This week, the governor of California, Jerry Brown, announced his intent to advance major austerity measures. Nothing here is terribly surprising. Some 12.5B dollars must be cut, in addition to (hopefully) raising taxes in order to raise another $12B. State employees are looking at an 8-10% pay cut, with several units taking 3-day-per-month furloughs. State health care and welfare-to-work stand to lose $1.5B each. Deep cuts for the mentally retarded and autistic are a sure thing. This is to say nothing of public education, which has already seen savage cuts.

I say phooey. Under present conditions, CA cannot meet its obligations. We need a bailout, and we should threaten default to get it.

California bonds are currently wavering between the lowest and second lowest possible status. A dubious distinction, shared by only Illinois, our bonds are considered "junk", and our rate of borrowing is extremely high, even compared to 5 years ago. At the same time, we are hugely important. We are the eighth largest economy in the world. But the thing that all the other entities on the top 10 list have in common is that they are countries. They can borrow in bad times. CA, because of our constitution, must have a balanced budget. Moreover, as a state without our own currency, we cannot intelligently devalue our money or provide deficit spending as stimulus.

We can and should pull the same deal Goldman-Sachs did. Bail us out, or we're taking the economy down with us.

As intransigent as the current legislative bodies are now, in no possible universe would they allow CA to default. If Goldman was "too big too fail", then California is "unimaginably humongously too big to fail."

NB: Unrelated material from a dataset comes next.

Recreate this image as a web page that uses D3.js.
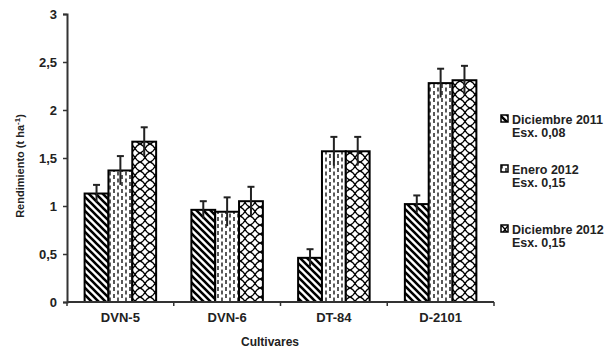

CA also deserves a bailout. We receive 78 cents back for every dollar we send to the federal government, lower than all but 6 states. Our economy was one of the hardest hit by the housing crisis, with the fourth highest foreclosure rate. We have the second highest unemployment rate in the country, at 12.4% (only Nevada is higher). Most importantly, we have 2.2 million illegal immigrants, twice our nearest competitor (Texas has a mere 1.1 million). The strain on our schools, public services, utilities, medical facilities, and job market is too high.

Before we decide to take a Mike-Tyson punch to the chin, maybe we should ask America how much this state means to them. As Ezra Klein noted recently, total employment numbers are currently being dragged down by the constant shedding of public sector jobs (10,000 lost in December alone). Keeping our people employed helps everyone: unemployment numbers will improve, our 5 million impoverished citizens will have money to spend.

So, come on, say it Jerry. "Fork over the cash, or the country gets it."